TORONTO -- There's a fine line that separates the comedic from the merely laughable, and in the world of Albert Schultz, that line is clearly an undefended border.
In fact, in his new staging of Shakespeare's As You Like It, currently playing at the Young Centre, Soulpepper's artistic director makes such an early incursion into laughable territory that he fails to find his way back onto the more hospitable turf of comedy in the two-and-a-half hour length of the show.
It all starts promisingly enough, in the confrontation between our hero Orlando (played by Michael Blake) and his conniving older brother Oliver (Mike Ross), a confrontation in which it quickly becomes obvious that Oliver is out to cheat his younger fraternal brother out of everything their late father intended that he have.
But things start to go more than a little awry when the action moves to the court of the Duke Frederick (Michael Hanrahan), another fraternal misanthrope, a grasping sort who has usurped the dukedom of his brother (Derek Boyes) and forced him into exile in the Forest of Arden.
Nonetheless, it is to the usurping Duke's court that Orlando repairs, where he is soon engaged in a bogus wrestling match that is certain to give you new appreciation for the subtlety that marks the work of the artists of the WWF.
His loutish opponent (Stephen Guy-McGrath) it must be noted, has a most un-Shakespearean drawl that wouldn't be out of place south of the Mason-Dixon Line, which is, in this production, the closest Schultz ever comes to elegant foreshadowing. For, once Orlando has fallen for the charms of the duke's niece, the lovely Rosalind (Sarah Wilson), he too repairs to the Forest of Arden, which seems to be a particularly squalid little piece of the Ozarks, as envisioned by designer Lorenzo Savoini -- a world where white-faced minstrels frolic amidst the blood red hills, singing faux blue-grass odes composed by actor Ross.
Once hidden in this hard-scrabble turf, Orlando takes up with a young man named Ganymede, who is really fair Rosalind in disguise, and while everyone around them dabbles in romance, the two fall head over heels in love.
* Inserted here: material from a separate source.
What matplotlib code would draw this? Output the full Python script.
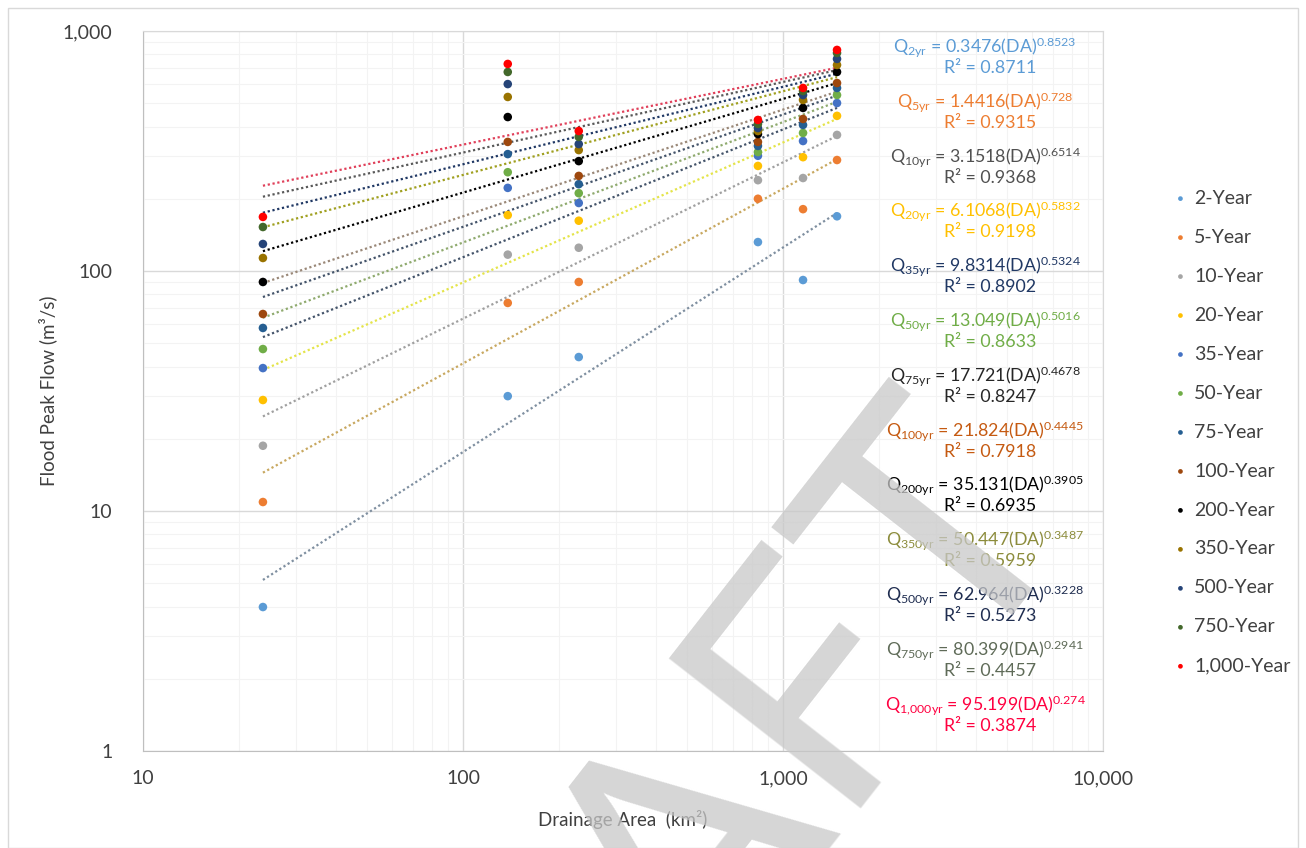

At least, that's the way it should play out in this delightful precursor of today's romantic comedy. The problem, however, is that under Schultz's direction, there is precious little romance and even less comedy as a largely inexperienced cast stumbles through the text in what one can only hope will become the before shots for a future promotional video for the Soulpepper Academy.
But it's not merely the young and inexperienced actors who suffer under Schultz's direction for even seasoned pros like Diego Matamoros (cast as an oddly giddy melancholic Jaques) and the usually superb Oliver Dennis (as Touchstone) seem to be wound up tighter than tops, determined to save this charmless and ill-fated production, seemingly on the strength of their two performances.
And just when you think it can't get any worse, Schultz and Savoini abandon the depths of Arden's scrubby forest for what must be its sewage lagoon (judging from the almost unceasing sound of rushing water), using rope to outline a fictitious slough and then asking this ill-fated crew to frolic therein like a bunch of frantic waterbabies in the midst of some bizarre and unobserved drought.
Maybe in the end, Schultz hoped that if he gave his poor cast enough rope, they would all simply hang themselves, and thereby transform a poorly conceived and directed As You Like It into a ground-breaking All's Well That Ends Well.